Pros: Glass ionomer sealants release fluoride, making them very effective in reducing the chance of dental decay by up to 35 percent. Fluoride contains antibacterial properties, which helps keep the teeth strong.
Glass ionomer sealants have a chance of leakage over time. Although, the fluoride ions in glass ionomers still provide protection after leaks by mineralizing tooth enamel. Eventually, the fluoride runs out, but the enamel’s health and strength increase. Glass ionomer materials also blend in with the color of natural teeth.
Cons: The main disadvantage of glass ionomer sealants is that they have a lower retention rate than composite resin, which means they require more upkeep. However, glass ionomer sealants provide better protection against caries than composite resin sealants.
Composite resin sealants are applied with a dental curing light. These sealants consist of a plastic compound and ceramic, which blends in with the color of your natural teeth.
Pros: Composite resin materials are strong and protect against dental caries (cavities) for a long time. They have a higher retention rate than glass ionomers and last 5 to 10 years. The material is also the same color as your natural teeth.
Cons: The main disadvantage of composite resin sealants is that they do not have acid-base bonding properties and do not release any fluoride. When the sealant wears down over time, which is inevitable, they do not protect against cavities as well as glass ionomer sealants do.

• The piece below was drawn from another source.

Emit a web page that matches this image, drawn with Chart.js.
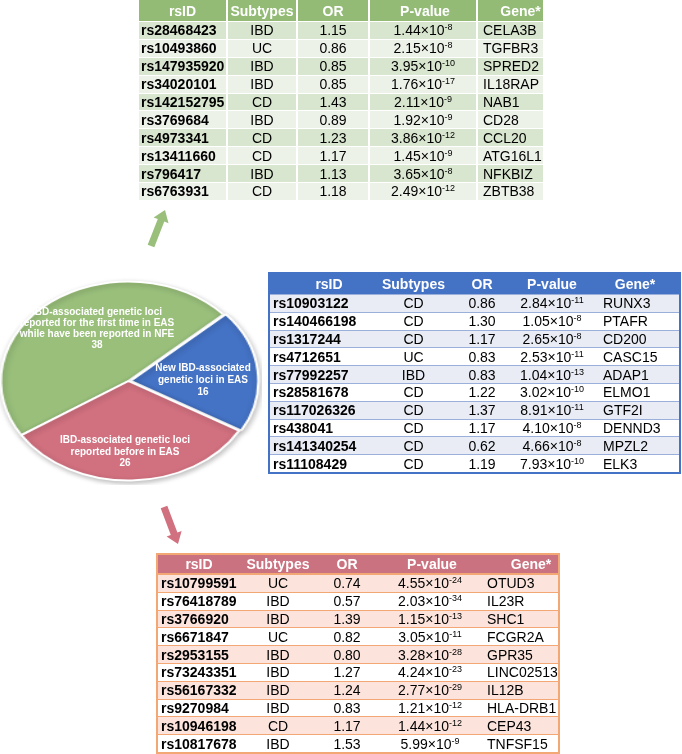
<!DOCTYPE html>
<html><head><meta charset="utf-8">
<script src="https://cdn.jsdelivr.net/npm/chart.js@4.4.0/dist/chart.umd.min.js"></script>
<style>
html,body{margin:0;padding:0;background:#fff;}
body{width:682px;height:754px;position:relative;overflow:hidden;font-family:Arial,"Liberation Sans",Helvetica,sans-serif;}
table{position:absolute;border-collapse:separate;border-spacing:0;table-layout:fixed;font-size:14px;color:#000;}
td,th{padding:0;box-sizing:border-box;white-space:nowrap;overflow:hidden;vertical-align:middle;}
th{color:#fff;font-weight:bold;text-align:center;line-height:16px;}
td.id{font-weight:bold;text-align:left;}
td.c{text-align:center;}
td.g{text-align:left;}
.sup{font-size:9px;position:relative;top:-5px;line-height:0;}
#pieWrap{position:absolute;left:-5px;top:277px;width:208px;height:208px;transform:scaleX(1.283);transform-origin:0 0;}
.plab{position:absolute;color:#fff;font-weight:bold;font-size:10px;text-align:center;white-space:nowrap;transform:translateX(-50%);}
/* green table */
#tG{left:139px;top:0;width:404px;}
#tG th{background:#93BB75;height:22px;border-right:2px solid #fff;border-bottom:1px solid #fff;}
#tG td{height:17.9px;line-height:16px;border-right:2px solid #fff;border-bottom:1px solid #fff;}
#tG th:last-child,#tG td:last-child{border-right:none;}
#tG tr.odd td{background:#D9E6CF;}
#tG tr.even td{background:#EDF2E9;}
#tG td.id{padding-left:2px;}
#tG td.g{padding-left:5px;}
/* blue table */
#tB{left:268px;top:272px;width:413px;border:2px solid #4472C4;}
#tB th{background:#4472C4;height:20px;}
#tB td{height:17.8px;line-height:16px;border-top:1px solid #9AB0DA;}
#tB tr.odd td{background:#E9ECF4;}
#tB tr.even td{background:#fff;}
#tB td.id{padding-left:3px;}
#tB td.g{padding-left:12px;}
/* red table */
#tR{left:156px;top:553px;width:404px;border:2px solid #F2A774;}
#tR th{background:#CB7280;height:20px;border-bottom:2px solid #F2A774;}
#tR td{height:17.8px;line-height:16px;border-bottom:1px solid #F2A774;}
#tR tr.odd td{background:#FCE4DC;}
#tR tr.even td{background:#fff;}
#tR td.id{padding-left:3px;}
#tR td.g{padding-left:5px;}
</style></head>
<body>
<div id="pieWrap"><canvas id="pie" width="208" height="208"></canvas></div>
<div id="labels"></div>
<svg id="arrows" width="682" height="754" style="position:absolute;left:0;top:0;pointer-events:none"></svg>
<table id="tG"></table>
<table id="tB"></table>
<table id="tR"></table>
<script>
// ---------------- data ----------------
const headers = ["rsID", "Subtypes", "OR", "P-value", "Gene*"];

const pieLabels = [
  ["IBD-associated genetic loci", "reported for the first time in EAS", "while have been reported in NFE"],
  ["New IBD-associated", "genetic loci in EAS"],
  ["IBD-associated genetic loci", "reported before in EAS"]
];
const pieValues = [38, 16, 26];
const pieColors = ["#99BF7B", "#4472C4", "#D1707F"];

// EAS first-time (green)
const greenRsID = ["rs28468423","rs10493860","rs147935920","rs34020101","rs142152795","rs3769684","rs4973341","rs13411660","rs796417","rs6763931"];
const greenSubtype = ["IBD","UC","IBD","IBD","CD","IBD","CD","CD","IBD","CD"];
const greenOR = [1.15,0.86,0.85,0.85,1.43,0.89,1.23,1.17,1.13,1.18];
const greenP = [1.44e-8,2.15e-8,3.95e-10,1.76e-17,2.11e-9,1.92e-9,3.86e-12,1.45e-9,3.65e-8,2.49e-12];
const greenGene = ["CELA3B","TGFBR3","SPRED2","IL18RAP","NAB1","CD28","CCL20","ATG16L1","NFKBIZ","ZBTB38"];

// New (blue)
const blueRsID = ["rs10903122","rs140466198","rs1317244","rs4712651","rs77992257","rs28581678","rs117026326","rs438041","rs141340254","rs11108429"];
const blueSubtype = ["CD","CD","CD","UC","IBD","CD","CD","CD","CD","CD"];
const blueOR = [0.86,1.30,1.17,0.83,0.83,1.22,1.37,1.17,0.62,1.19];
const blueP = [2.84e-11,1.05e-8,2.65e-8,2.53e-11,1.04e-13,3.02e-10,8.91e-11,4.10e-8,4.66e-8,7.93e-10];
const blueGene = ["RUNX3","PTAFR","CD200","CASC15","ADAP1","ELMO1","GTF2I","DENND3","MPZL2","ELK3"];

// Reported before (red)
const redRsID = ["rs10799591","rs76418789","rs3766920","rs6671847","rs2953155","rs73243351","rs56167332","rs9270984","rs10946198","rs10817678"];
const redSubtype = ["UC","IBD","IBD","UC","IBD","IBD","IBD","IBD","CD","IBD"];
const redOR = [0.74,0.57,1.39,0.82,0.80,1.27,1.24,0.83,1.17,1.53];
const redP = [4.55e-24,2.03e-34,1.15e-13,3.05e-11,3.28e-28,4.24e-23,2.77e-29,1.21e-12,1.44e-12,5.99e-9];
const redGene = ["OTUD3","IL23R","SHC1","FCGR2A","GPR35","LINC02513","IL12B","HLA-DRB1","CEP43","TNFSF15"];

// ---------------- tables ----------------
function fmtP(p){
  const s = p.toExponential(2).split('e');
  return s[0] + '\u00d710<span class="sup">' + String(parseInt(s[1],10)) + '</span>';
}
function buildTable(id, widths, ids, subs, ors, ps, genes, thStyles){
  const t = document.getElementById(id);
  let h = '<colgroup>' + widths.map(w => '<col style="width:'+w+'px">').join('') + '</colgroup>';
  h += '<tr>' + headers.map((x,i) => '<th style="'+(thStyles[i]||'')+'">'+x+'</th>').join('') + '</tr>';
  for (let i = 0; i < ids.length; i++){
    h += '<tr class="'+(i%2===0?'odd':'even')+'">' +
      '<td class="id">'+ids[i]+'</td>' +
      '<td class="c">'+subs[i]+'</td>' +
      '<td class="c">'+ors[i].toFixed(2)+'</td>' +
      '<td class="c">'+fmtP(ps[i])+'</td>' +
      '<td class="g">'+genes[i]+'</td></tr>';
  }
  t.innerHTML = h;
}
buildTable('tG', [89,70,72,108,65], greenRsID, greenSubtype, greenOR, greenP, greenGene, ['','','','padding-left:4px','padding-left:20px']);
buildTable('tB', [106,75,62,78,88], blueRsID, blueSubtype, blueOR, blueP, blueGene, ['padding-left:12px','','','','']);
buildTable('tR', [82,76,62,104,76], redRsID, redSubtype, redOR, redP, redGene, ['','','','padding-left:4px','padding-left:22px']);

// ---------------- arrows ----------------
function arrow(x1,y1,x2,y2,sw,hw,hl,color){
  const dx=x2-x1, dy=y2-y1, L=Math.hypot(dx,dy), ux=dx/L, uy=dy/L, px=-uy, py=ux;
  const bx=x2-ux*hl, by=y2-uy*hl;
  const pts=[[x1+px*sw/2,y1+py*sw/2],[bx+px*sw/2,by+py*sw/2],[bx+px*hw/2,by+py*hw/2],[x2,y2],
             [bx-px*hw/2,by-py*hw/2],[bx-px*sw/2,by-py*sw/2],[x1-px*sw/2,y1-py*sw/2]];
  return '<polygon fill="'+color+'" points="'+pts.map(p=>p[0].toFixed(1)+','+p[1].toFixed(1)).join(' ')+'"/>';
}
document.getElementById('arrows').innerHTML =
  arrow(151,246,165,210,7,16,11,pieColors[0]) +
  arrow(164,507,178,544,7,16,11,pieColors[2]);

// ---------------- pie ----------------
const shadowPlugin = {
  id:'pieShadow',
  beforeDatasetsDraw(chart){ const c=chart.ctx; c.save(); c.shadowColor='rgba(0,0,0,0.25)'; c.shadowBlur=5; c.shadowOffsetX=1; c.shadowOffsetY=2; },
  afterDatasetsDraw(chart){ chart.ctx.restore(); }
};
new Chart(document.getElementById('pie'), {
  type:'pie',
  data:{ labels: pieLabels.map(l=>l.join(' ')), datasets:[{ data: pieValues, backgroundColor: pieColors, borderColor:'#fff', borderWidth:2, offset:[0,7,0] }]},
  options:{ responsive:false, animation:false, rotation:-123, layout:{padding:0},
    plugins:{ legend:{display:false}, tooltip:{enabled:false} } },
  plugins:[shadowPlugin]
});

// pie labels (text overlay)
const labelPos = [[97,306,11],[203,362,12],[125,434,11.5]];
const lab = document.getElementById('labels');
pieLabels.forEach((lines,i)=>{
  const d=document.createElement('div');
  d.className='plab';
  d.style.left=labelPos[i][0]+'px'; d.style.top=labelPos[i][1]+'px'; d.style.lineHeight=labelPos[i][2]+'px';
  d.innerHTML=lines.concat([String(pieValues[i])]).join('<br>');
  lab.appendChild(d);
});
</script>
</body></html>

Treatment is completed within one office visit and is relatively simple, fast, and painless. Patients can return to normal dietary and lifestyle habits within minutes after the treatment is complete.
Sealant procedures consist of three steps:
Step 1 — Sealants are direct restorations, which means they are made inside of the mouth and not in a dental laboratory. First, the dentist cleans and dries the tooth to prepare it for treatment.
Step 2 — An acidic gel is placed into the grooves on the tooth. After 20 to 30 seconds, the etchant functions to open up tiny pores on the enamel surface that the sealant bonds to.
Step 3 — Next, the dentist rinses out the acidic gel and dries the tooth again. Then they place the sealant material into the grooves of the patient’s tooth. Lastly, they cure the sealant either chemically (glass ionomer) or with a special dental light (composite resin). Both types of sealant materials come in a liquid form.
Since dental sealants are a preventive dental treatment that protects teeth from cavities and decay, some dental insurance plans cover part or all of the cost.
The cost of glass ionomer sealants without insurance is between $30 and $75 per tooth. The cost of composite resin sealants without insurance is between $30 and $75 per tooth.
Sealants are completely safe for teeth.
Many people are worried about the toxicity of sealants because they contain compounds that turn into BPA on contact with saliva.
However, the highest level of BPA reported in saliva from tooth sealants is more than 50,000 times lower than the LD50 values reported for BPA. Toxic exposure to BPA from dental materials is low and poses no current health risks.
Dental sealants can be removed for a variety of reasons, including an improperly placed or damaged sealant. Certain foods, drinks, and everyday wear can also damage a sealant. If this occurs, you will need to get the sealant removed and replaced.
With proper care, dental sealants can last up to 10 years. Sealants protect against 80 percent of cavities for 2 years and will continue to protect against 50 percent of cavities for up to 4 years.
Children and teenagers most commonly get tooth sealants. However, adults are also candidates for sealants, especially if they are prone to cavities or have deep pits and fissures in their teeth.